§ What is asked
Reproduce the material word for word; the images stay out.

= = = = =

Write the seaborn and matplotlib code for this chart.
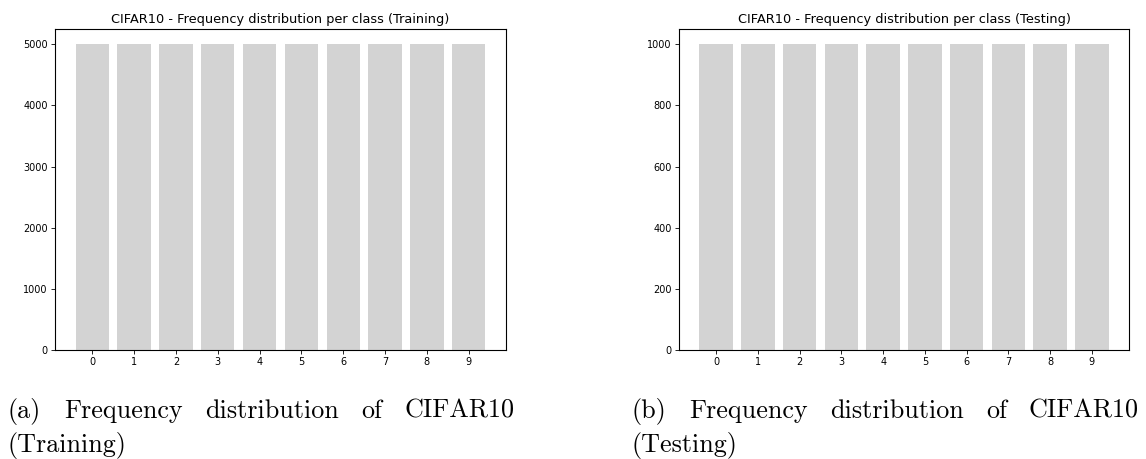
import matplotlib
matplotlib.use("Agg")
import matplotlib.pyplot as plt
import seaborn as sns
import pandas as pd

# ---- data ----
classes = ["0", "1", "2", "3", "4", "5", "6", "7", "8", "9"]
train_counts = [5000, 5000, 5000, 5000, 5000, 5000, 5000, 5000, 5000, 5000]
test_counts = [1000, 1000, 1000, 1000, 1000, 1000, 1000, 1000, 1000, 1000]
titles = ["CIFAR10 - Frequency distribution per class (Training)",
          "CIFAR10 - Frequency distribution per class (Testing)"]
captions = [("(a) Frequency distribution of CIFAR10", "(Training)"),
            ("(b) Frequency distribution of CIFAR10", "(Testing)")]

W, H = 1146, 459
fig = plt.figure(figsize=(W / 100, H / 100), dpi=100)

def px_axes(x0, x1, ytop, ybot):
    return fig.add_axes([x0 / W, 1 - ybot / H, (x1 - x0) / W, (ybot - ytop) / H])

ax1 = px_axes(55, 506, 29, 350)
ax2 = px_axes(679, 1129, 29, 350)

for ax, counts, title in [(ax1, train_counts, titles[0]), (ax2, test_counts, titles[1])]:
    df = pd.DataFrame({"cls": classes, "count": counts})
    sns.barplot(data=df, x="cls", y="count", color="#d3d3d3", saturation=1,
                width=0.8, ax=ax, errorbar=None)
    ax.set_xlim(-0.89, 9.89)
    ax.set_ylim(0, max(counts) * 1.05)
    ax.set_xlabel("")
    ax.set_ylabel("")
    ax.set_title(title, fontsize=9.3, pad=4)
    ax.tick_params(labelsize=7, length=2.8, width=0.6, pad=2.5)
    for s in ax.spines.values():
        s.set_linewidth(0.8)

# ---- captions (justified first line) ----
renderer = fig.canvas.get_renderer()
cap_font = dict(family="cmr10", fontsize=18.8, color="black")

def justified_line(text, x0, x1, ybase):
    words = text.split()
    objs = [fig.text(0, 1 - ybase / H, w, ha="left", va="baseline", **cap_font) for w in words]
    widths = [o.get_window_extent(renderer).width for o in objs]
    gap = ((x1 - x0) - sum(widths)) / (len(words) - 1)
    x = x0
    for o, w in zip(objs, widths):
        o.set_x(x / W)
        x += w + gap

for (l1, l2), (x0, x1) in zip(captions, [(8, 515), (632, 1139)]):
    justified_line(l1, x0, x1, 418)
    fig.text(x0 / W, 1 - 452 / H, l2, ha="left", va="baseline", **cap_font)

fig.savefig("out.png", dpi=100)
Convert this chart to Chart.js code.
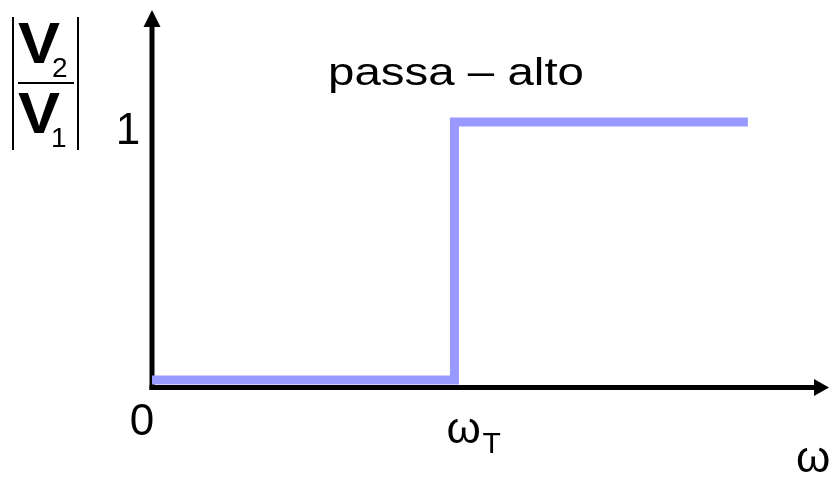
<!DOCTYPE html>
<html>
<head>
<meta charset="utf-8">
<script src="https://cdn.jsdelivr.net/npm/chart.js@4"></script>
<style>
  html, body { margin: 0; padding: 0; background: #fff; }
  #wrap { width: 829px; height: 478px; }
</style>
</head>
<body>
<div id="wrap"><canvas id="myChart"></canvas></div>
<script>
// ideal high-pass response, omega in units of the cut-off
var omega = [0, 1, 1, 1.97];
var gain = [0, 0, 1, 1];
var xTicks = [0, 1];
var xTickLabels = ['0', 'ω'];
var yTicks = [1];
var yTickLabels = ['1'];

var font = '"Liberation Sans", Arial, sans-serif';

// text squeezed into a given width
function wideText(c, txt, x, y, w) {
    var m = c.measureText(txt).width;
    c.save();
    c.translate(x, y);
    c.scale(w / m, 1);
    c.fillText(txt, 0, 0);
    c.restore();
}

var sketch = {
    id: 'sketch',
    beforeDatasetsDraw: function (chart) {
        var c = chart.ctx, a = chart.chartArea;
        var x0 = chart.scales.x.getPixelForValue(0);
        var yb = a.bottom;
        c.save();
        c.strokeStyle = '#000';
        c.fillStyle = '#000';
        c.lineWidth = 5;
        // y axis
        c.beginPath();
        c.moveTo(x0, yb + 2.5);
        c.lineTo(x0, a.top + 16);
        c.stroke();
        c.beginPath();
        c.moveTo(x0, a.top);
        c.lineTo(x0 - 8.5, a.top + 17);
        c.lineTo(x0 + 8.5, a.top + 17);
        c.closePath();
        c.fill();
        // x axis
        c.beginPath();
        c.moveTo(x0 - 2.5, yb);
        c.lineTo(a.right - 14, yb);
        c.stroke();
        c.beginPath();
        c.moveTo(a.right + 1, yb);
        c.lineTo(a.right - 14, yb - 8.5);
        c.lineTo(a.right - 14, yb + 8.5);
        c.closePath();
        c.fill();
        c.restore();
    },
    afterDatasetsDraw: function (chart) {
        var c = chart.ctx;
        var sx = chart.scales.x, sy = chart.scales.y;
        c.save();
        c.fillStyle = '#000';
        c.textBaseline = 'alphabetic';
        c.textAlign = 'center';
        c.font = '44px ' + font;
        // x tick labels
        c.fillText(xTickLabels[0], sx.getPixelForValue(xTicks[0]) - 10, 435);
        c.textAlign = 'left';
        c.fillText(xTickLabels[1], sx.getPixelForValue(xTicks[1]) - 8, 443);
        c.font = '30px ' + font;
        c.fillText('T', sx.getPixelForValue(xTicks[1]) + 28, 453);
        // axis name
        c.font = '44px ' + font;
        c.fillText('ω', 796, 472);
        // y tick label
        c.textAlign = 'center';
        c.fillText(yTickLabels[0], 128, sy.getPixelForValue(yTicks[0]) + 22);
        // title
        c.font = '38px ' + font;
        wideText(c, 'passa – alto', 456, 85, 256);
        // |V2 / V1|
        c.font = 'bold 58px ' + font;
        wideText(c, 'V', 39, 63, 42);
        wideText(c, 'V', 39, 133, 42);
        c.font = '28px ' + font;
        c.textAlign = 'left';
        c.fillText('2', 52, 77);
        c.fillText('1', 51, 147);
        c.fillRect(18, 82, 56, 2);
        c.fillRect(12, 17, 2, 133);
        c.fillRect(77, 17, 2, 133);
        c.restore();
    }
};

var ctx = document.getElementById('myChart').getContext('2d');
var myChart = new Chart(ctx, {
    type: 'line',
    data: {
        datasets: [{
            data: omega.map(function (v, i) { return { x: v, y: gain[i] }; }),
            borderColor: '#9999ff',
            borderWidth: 9,
            pointRadius: 0,
            tension: 0,
            borderJoinStyle: 'miter',
            fill: false
        }]
    },
    options: {
        responsive: true,
        maintainAspectRatio: false,
        animation: false,
        layout: { padding: { left: 152, right: 1, top: 10, bottom: 90.5 } },
        plugins: {
            legend: { display: false },
            tooltip: { enabled: false }
        },
        scales: {
            x: { type: 'linear', display: false, min: 0, max: 2.235 },
            y: { display: false, min: -0.029, max: 1.434 }
        }
    },
    plugins: [sketch]
});
</script>
</body>
</html>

= = = = =

§ Exercise response
Write the seaborn and matplotlib code for this chart.
import matplotlib
matplotlib.use("Agg")
import matplotlib.pyplot as plt
import seaborn as sns
import pandas as pd

# ---- data ----
classes = ["0", "1", "2", "3", "4", "5", "6", "7", "8", "9"]
train_counts = [5000, 5000, 5000, 5000, 5000, 5000, 5000, 5000, 5000, 5000]
test_counts = [1000, 1000, 1000, 1000, 1000, 1000, 1000, 1000, 1000, 1000]
titles = ["CIFAR10 - Frequency distribution per class (Training)",
          "CIFAR10 - Frequency distribution per class (Testing)"]
captions = [("(a) Frequency distribution of CIFAR10", "(Training)"),
            ("(b) Frequency distribution of CIFAR10", "(Testing)")]

W, H = 1146, 459
fig = plt.figure(figsize=(W / 100, H / 100), dpi=100)

def px_axes(x0, x1, ytop, ybot):
    return fig.add_axes([x0 / W, 1 - ybot / H, (x1 - x0) / W, (ybot - ytop) / H])

ax1 = px_axes(55, 506, 29, 350)
ax2 = px_axes(679, 1129, 29, 350)

for ax, counts, title in [(ax1, train_counts, titles[0]), (ax2, test_counts, titles[1])]:
    df = pd.DataFrame({"cls": classes, "count": counts})
    sns.barplot(data=df, x="cls", y="count", color="#d3d3d3", saturation=1,
                width=0.8, ax=ax, errorbar=None)
    ax.set_xlim(-0.89, 9.89)
    ax.set_ylim(0, max(counts) * 1.05)
    ax.set_xlabel("")
    ax.set_ylabel("")
    ax.set_title(title, fontsize=9.3, pad=4)
    ax.tick_params(labelsize=7, length=2.8, width=0.6, pad=2.5)
    for s in ax.spines.values():
        s.set_linewidth(0.8)

# ---- captions (justified first line) ----
renderer = fig.canvas.get_renderer()
cap_font = dict(family="cmr10", fontsize=18.8, color="black")

def justified_line(text, x0, x1, ybase):
    words = text.split()
    objs = [fig.text(0, 1 - ybase / H, w, ha="left", va="baseline", **cap_font) for w in words]
    widths = [o.get_window_extent(renderer).width for o in objs]
    gap = ((x1 - x0) - sum(widths)) / (len(words) - 1)
    x = x0
    for o, w in zip(objs, widths):
        o.set_x(x / W)
        x += w + gap

for (l1, l2), (x0, x1) in zip(captions, [(8, 515), (632, 1139)]):
    justified_line(l1, x0, x1, 418)
    fig.text(x0 / W, 1 - 452 / H, l2, ha="left", va="baseline", **cap_font)

fig.savefig("out.png", dpi=100)
Convert this chart to Chart.js code.
<!DOCTYPE html>
<html>
<head>
<meta charset="utf-8">
<script src="https://cdn.jsdelivr.net/npm/chart.js@4"></script>
<style>
  html, body { margin: 0; padding: 0; background: #fff; }
  #wrap { width: 829px; height: 478px; }
</style>
</head>
<body>
<div id="wrap"><canvas id="myChart"></canvas></div>
<script>
// ideal high-pass response, omega in units of the cut-off
var omega = [0, 1, 1, 1.97];
var gain = [0, 0, 1, 1];
var xTicks = [0, 1];
var xTickLabels = ['0', 'ω'];
var yTicks = [1];
var yTickLabels = ['1'];

var font = '"Liberation Sans", Arial, sans-serif';

// text squeezed into a given width
function wideText(c, txt, x, y, w) {
    var m = c.measureText(txt).width;
    c.save();
    c.translate(x, y);
    c.scale(w / m, 1);
    c.fillText(txt, 0, 0);
    c.restore();
}

var sketch = {
    id: 'sketch',
    beforeDatasetsDraw: function (chart) {
        var c = chart.ctx, a = chart.chartArea;
        var x0 = chart.scales.x.getPixelForValue(0);
        var yb = a.bottom;
        c.save();
        c.strokeStyle = '#000';
        c.fillStyle = '#000';
        c.lineWidth = 5;
        // y axis
        c.beginPath();
        c.moveTo(x0, yb + 2.5);
        c.lineTo(x0, a.top + 16);
        c.stroke();
        c.beginPath();
        c.moveTo(x0, a.top);
        c.lineTo(x0 - 8.5, a.top + 17);
        c.lineTo(x0 + 8.5, a.top + 17);
        c.closePath();
        c.fill();
        // x axis
        c.beginPath();
        c.moveTo(x0 - 2.5, yb);
        c.lineTo(a.right - 14, yb);
        c.stroke();
        c.beginPath();
        c.moveTo(a.right + 1, yb);
        c.lineTo(a.right - 14, yb - 8.5);
        c.lineTo(a.right - 14, yb + 8.5);
        c.closePath();
        c.fill();
        c.restore();
    },
    afterDatasetsDraw: function (chart) {
        var c = chart.ctx;
        var sx = chart.scales.x, sy = chart.scales.y;
        c.save();
        c.fillStyle = '#000';
        c.textBaseline = 'alphabetic';
        c.textAlign = 'center';
        c.font = '44px ' + font;
        // x tick labels
        c.fillText(xTickLabels[0], sx.getPixelForValue(xTicks[0]) - 10, 435);
        c.textAlign = 'left';
        c.fillText(xTickLabels[1], sx.getPixelForValue(xTicks[1]) - 8, 443);
        c.font = '30px ' + font;
        c.fillText('T', sx.getPixelForValue(xTicks[1]) + 28, 453);
        // axis name
        c.font = '44px ' + font;
        c.fillText('ω', 796, 472);
        // y tick label
        c.textAlign = 'center';
        c.fillText(yTickLabels[0], 128, sy.getPixelForValue(yTicks[0]) + 22);
        // title
        c.font = '38px ' + font;
        wideText(c, 'passa – alto', 456, 85, 256);
        // |V2 / V1|
        c.font = 'bold 58px ' + font;
        wideText(c, 'V', 39, 63, 42);
        wideText(c, 'V', 39, 133, 42);
        c.font = '28px ' + font;
        c.textAlign = 'left';
        c.fillText('2', 52, 77);
        c.fillText('1', 51, 147);
        c.fillRect(18, 82, 56, 2);
        c.fillRect(12, 17, 2, 133);
        c.fillRect(77, 17, 2, 133);
        c.restore();
    }
};

var ctx = document.getElementById('myChart').getContext('2d');
var myChart = new Chart(ctx, {
    type: 'line',
    data: {
        datasets: [{
            data: omega.map(function (v, i) { return { x: v, y: gain[i] }; }),
            borderColor: '#9999ff',
            borderWidth: 9,
            pointRadius: 0,
            tension: 0,
            borderJoinStyle: 'miter',
            fill: false
        }]
    },
    options: {
        responsive: true,
        maintainAspectRatio: false,
        animation: false,
        layout: { padding: { left: 152, right: 1, top: 10, bottom: 90.5 } },
        plugins: {
            legend: { display: false },
            tooltip: { enabled: false }
        },
        scales: {
            x: { type: 'linear', display: false, min: 0, max: 2.235 },
            y: { display: false, min: -0.029, max: 1.434 }
        }
    },
    plugins: [sketch]
});
</script>
</body>
</html>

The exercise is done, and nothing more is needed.